Why Experience Matters

Trade shows are crowded and noisy. Your target audience strolls past dozens of stands per minute. A glossy display or catchy tagline might stop some eyes — but not hearts.

The stands that truly win attention build a reason to stop. A playful hook. An unexpected interaction. A moment that breaks the pace. That’s how you create a memory first, before you ever ask someone to talk product.

In that context, leading with impact rather than product becomes not just smart — essential.

Proof on the Show Floor

At the Restaurant, Pub & Bar Show, the pattern was obvious. The brands that were still being talked about didn’t lead with product — they led with experience.

  • Dot Dot Tea turned sampling into theatre with a bubble pit people could reach into. You stop, you engage, you smile. Only then does the product enter the conversation.

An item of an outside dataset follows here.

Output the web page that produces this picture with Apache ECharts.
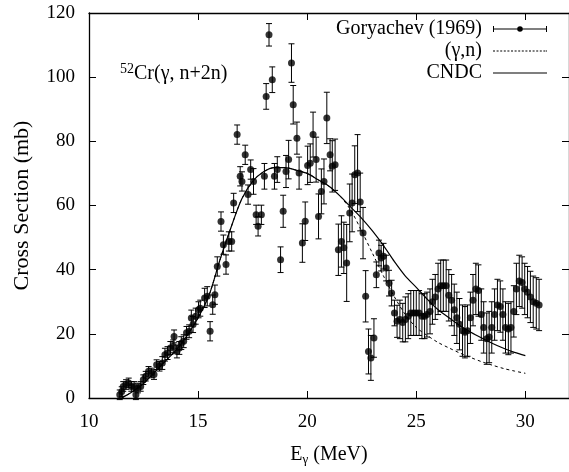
<!DOCTYPE html>
<html>
<head>
<meta charset="utf-8">
<script src="https://cdn.jsdelivr.net/npm/echarts@6/dist/echarts.min.js"></script>
<style>html,body{margin:0;padding:0;background:#fff}#c{width:569px;height:472px}</style>
</head>
<body>
<div id="c"></div>
<script>
// Goryachev (1969) data: energy (MeV), cross section (mb), error (mb)
const expE = [11.41,11.5,11.57,11.7,11.82,11.94,12.07,12.15,12.24,12.37,12.49,12.6,12.73,12.87,12.98,13.1,13.23,13.36,13.48,13.6,13.73,13.86,13.9,14.03,14.14,14.23,14.34,14.47,14.59,14.69,14.77,14.89,15.02,15.1,15.3,15.42,15.55,15.67,15.77,15.88,16.05,16.16,16.28,16.41,16.54,16.63,16.79,16.93,17.01,17.16,17.29,17.41,17.54,17.66,17.75,17.9,18.04,18.12,18.25,18.4,18.5,18.63,18.78,18.9,19.03,19.15,19.28,19.36,19.53,19.63,19.78,19.91,20.02,20.14,20.27,20.41,20.52,20.65,20.77,20.9,21.05,21.15,21.28,21.43,21.57,21.68,21.81,21.95,22.06,22.18,22.31,22.43,22.56,22.68,22.81,22.92,23.06,23.17,23.29,23.39,23.5,23.62,23.75,23.87,24.0,24.12,24.25,24.38,24.5,24.63,24.75,24.88,25.0,25.13,25.26,25.38,25.49,25.63,25.74,25.87,26.0,26.12,26.24,26.37,26.49,26.62,26.74,26.86,26.98,27.12,27.23,27.35,27.48,27.6,27.73,27.85,27.98,28.09,28.23,28.34,28.46,28.59,28.72,28.85,28.97,29.09,29.22,29.34,29.47,29.59,29.72,29.85,29.97,30.1,30.23,30.36,30.5,30.63];
const expXS = [1,2,3.6,4.2,4.7,3.6,3.6,1,3.1,3.6,5.7,6.8,8.3,7.8,7.3,10.4,9.9,10.9,13.5,14,15.6,16.1,19.2,14.5,15.6,17.1,17.7,20.3,20.8,24.9,22.9,25.5,27.5,28,31.2,31.7,20.8,29.1,32.2,41,55,47.8,41.6,48.8,48.8,60.8,82.1,69.1,67.5,75.8,63.4,71.2,67.5,57.1,53.5,57.1,69.1,94,113.2,99.2,69.1,71.2,43.1,58.2,70.6,74.3,104.4,91.4,81,70.1,48.3,55.1,72.5,73.2,82.1,74.3,56.6,64.4,67.5,87.3,75.8,72.2,72.7,46.2,48.8,46.8,42.1,57.7,60.8,69.6,70.1,61.1,51.4,31.7,14.5,12.5,18.7,38.4,45.2,43.6,44.2,40.5,35.8,32.7,26.5,23.9,24.5,23.5,24.5,25.5,26.5,26.5,26.5,26.5,25.5,25.5,26,27,30,31.5,34,35,35,35,32,30.5,27.5,25,23,21,20.5,21,25,30.5,34,33.5,26,22,18.5,19,22,26,29,28.5,26,22,21.5,22,27,34,36.5,36,34,33,31.5,30,29.5,29];
const expErr = [1.5,1.5,1.5,1.5,1.5,1.5,1.5,1.5,1.5,1.5,1.5,1.5,1.5,1.5,1.5,1.5,1.5,2,2,2,2,2,2,2,2,2,2,2,2,2.5,2.5,2.5,2.5,2.5,3,3,3,3,3,3,3,3,3,3,3,3,3,3,3,3,3,3,4,3,3,3,4,4,3.5,4,4,4,4,5,5,6,6,6,5,5,6,6,6,6,7,7,7,7,7,8,5,8,8,8,8,8,12,9,9,9,12,9,8,8,7,7,6,4,4,4,4,4,4,4,4,5,6,6,7,7,7,7,7,7,7,7,7,7,7,7,8,8,8,8,8,8,8,8,8,8,8,8,8,8,8,8,8,8,8,8,8,8,8,8,8,8,8,8,8,8,8,8,8,8,8,8,8,8,8];
// CNDC evaluation curve
const cndcE = [11.5,12,12.5,13,13.5,14,14.5,15,15.5,16,16.5,17,17.5,18,18.5,19,19.5,20,20.5,21,21.5,22,22.5,23,23.5,24,24.5,25,25.5,26,26.5,27,27.5,28,28.5,29,29.5,30];
const cndcXS = [0,2,4.5,8,11.5,15,19.5,25,32,43,53,62,67.5,70.5,71.8,71.8,71,70,68,66,63,59.5,56,52,47.5,42.5,38,34.5,30.8,27.5,25,22.5,20.5,18.7,17,15.5,14.2,13.2];
// (γ,n) curve
const gnE = [11.5,12,12.5,13,13.5,14,14.5,15,15.5,16,16.5,17,17.5,18,18.5,19,19.5,20,20.5,21,21.5,22,22.5,23,23.5,24,24.5,25,25.5,26,26.5,27,27.5,28,28.5,29,29.5,30];
const gnXS = [0,2,4.5,8,11.5,15,19.5,25,32,43,53,62,67.5,70.5,71.8,71.8,71,70,68,66,63,58.5,52,45,38,31.5,26,22,19.5,17.3,15.6,14,12.6,11.3,10.2,9.2,8.4,7.7];
// axis ticks
const xTicks = [10,15,20,25,30];
const yTicks = [0,20,40,60,80,100,120];

const SERIF = 'Liberation Serif';
const chart = echarts.init(document.getElementById('c'), null, {renderer:'canvas'});

const pts = expE.map((e,i)=>[e, expXS[i]]);
const bars = expE.map((e,i)=>[e, expXS[i]-expErr[i], expXS[i]+expErr[i]]);
const cndc = cndcE.map((e,i)=>[e, cndcXS[i]]);
const gn = gnE.map((e,i)=>[e, gnXS[i]]);

const expIcon = 'path://M0,2.5H54V3.5H0Z M0,0H1V6H0Z M53,0H54V6H53Z M24.2,3A2.8,2.8,0,1,1,29.8,3A2.8,2.8,0,1,1,24.2,3Z';
const solidIcon = 'path://M0,0H54V1H0Z';
let dashPath = 'path://';
for (let x = 0; x < 54; x += 3.6) { const x2 = Math.min(x + 2, 54); dashPath += 'M' + x.toFixed(1) + ',0H' + x2.toFixed(1) + 'V1H' + x.toFixed(1) + 'Z '; }
dashPath += 'M53,0H54V1H53Z';

const legendBase = {
  orient:'horizontal', align:'right', right:22, itemGap:0, padding:0,
  itemWidth:54, selectedMode:false,
  textStyle:{fontFamily:SERIF, fontSize:20, color:'#000', padding:[0,6,0,0]}
};

const commonX = {
  type:'value', min:10, max:32, interval:5,
  axisLine:{show:true, onZero:false, lineStyle:{color:'#000', width:1.3}},
  axisTick:{show:true, inside:true, length:7, lineStyle:{color:'#000', width:1}},
  splitLine:{show:false}
};
const commonY = {
  type:'value', min:0, max:120, interval:20,
  axisLine:{show:true, onZero:false, lineStyle:{color:'#000', width:1.3}},
  axisTick:{show:true, inside:true, length:7, lineStyle:{color:'#000', width:1}},
  splitLine:{show:false}
};

chart.setOption({
  animation:false,
  backgroundColor:'#fff',
  grid:{left:89, top:13, width:482, height:385},
  legend:[
    Object.assign({}, legendBase, {top:19, itemHeight:6, data:[{name:'Goryachev (1969)', icon:expIcon}]}),
    Object.assign({}, legendBase, {top:41, itemHeight:1, data:[{name:'(γ,n)', icon:dashPath}]}),
    Object.assign({}, legendBase, {top:63, itemHeight:1, data:[{name:'CNDC', icon:solidIcon}]})
  ],
  xAxis:[
    Object.assign({}, commonX, {position:'bottom',
      axisLabel:{show:true, fontFamily:SERIF, fontSize:19, color:'#000', margin:15, showMaxLabel:false,
        formatter:v=> xTicks.includes(v) ? String(v) : ''},
      name:'{e|E}{g|γ}{e| (MeV)}', nameLocation:'middle', nameGap:45,
      nameTextStyle:{rich:{e:{fontFamily:SERIF, fontSize:20, color:'#000'}, g:{fontFamily:SERIF, fontSize:13, color:'#000', padding:[10,0,0,0]}}}
    }),
    Object.assign({}, commonX, {position:'top', axisLabel:{show:false}})
  ],
  yAxis:[
    Object.assign({}, commonY, {position:'left',
      axisLabel:{show:true, fontFamily:SERIF, fontSize:19, color:'#000', margin:14,
        formatter:v=> yTicks.includes(v) ? String(v) : ''},
      name:'Cross Section (mb)', nameLocation:'middle', nameGap:56,
      nameTextStyle:{fontFamily:SERIF, fontSize:22, color:'#000'}
    }),
    Object.assign({}, commonY, {position:'right', axisLabel:{show:false}})
  ],
  graphic:[{
    type:'text', left:120, top:62,
    style:{
      text:'{s|52}{t|Cr(γ, n+2n)}',
      rich:{s:{fontFamily:SERIF, fontSize:14, color:'#000', padding:[0,0,9,0]}, t:{fontFamily:SERIF, fontSize:20, color:'#000'}}
    }
  }],
  series:[
    {
      name:'(γ,n)', type:'line', data:gn, smooth:0.3, symbol:'none',
      lineStyle:{color:'#000', width:1, type:[3,3]}, itemStyle:{color:'#000'}, z:2
    },
    {
      name:'CNDC', type:'line', data:cndc, smooth:0.3, symbol:'none',
      lineStyle:{color:'#000', width:1.2, type:'solid'}, itemStyle:{color:'#000'}, z:3
    },
    {
      name:'Goryachev (1969)', type:'custom', data:bars, z:4,
      itemStyle:{color:'#000'},
      renderItem:function(params, api){
        const x = api.value(0), lo = api.value(1), hi = api.value(2);
        const a = api.coord([x, lo]), b = api.coord([x, hi]);
        const w = 3;
        const st = {stroke:'#000', lineWidth:1};
        return {type:'group', children:[
          {type:'line', shape:{x1:a[0], y1:a[1], x2:b[0], y2:b[1]}, style:st},
          {type:'line', shape:{x1:a[0]-w, y1:a[1], x2:a[0]+w, y2:a[1]}, style:st},
          {type:'line', shape:{x1:b[0]-w, y1:b[1], x2:b[0]+w, y2:b[1]}, style:st}
        ]};
      }
    },
    {
      name:'Goryachev (1969)', type:'scatter', data:pts, symbol:'circle', symbolSize:7,
      itemStyle:{color:'#000'}, z:5
    }
  ]
});
</script>
</body>
</html>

  • VITHIT used a mini bowling lane: the game draws a crowd, the queue gives time, the pitch slides in while people are already engaged.

  • Smint leaned into the human love of mystery with a lucky dip. The queue builds itself. The reward cements it. The brand becomes part of the moment.

All three flipped the sequence: hook → engage → product. They made people feel something first.

Small Moments That Deliver Big Returns

None of these activations required a blockbuster budget. A bubble pit. A bowling lane. A lucky dip. All relatively low complexity. But they became magnets because they appealed to emotion, curiosity, and fun.

Meanwhile, tote bags, free food, drinks, and samples — those staples — supported the experience. They gave people something tangible, confirming your presence. But they only shine when integrated into a bigger interactive narrative.



Conclusion

Conclusion

Conclusion

What this means for trade shows

If your stand looks like a product display, you’ll fade into the background. If it feels like something, you’ll be talked about. Your playbook should be: Lead with impact — something that stops people. Create emotion — curiosity, delight, surprise. Bring in the product only once interest is earned. In a crowded hall, your product won’t draw the crowd. But the feeling you create will.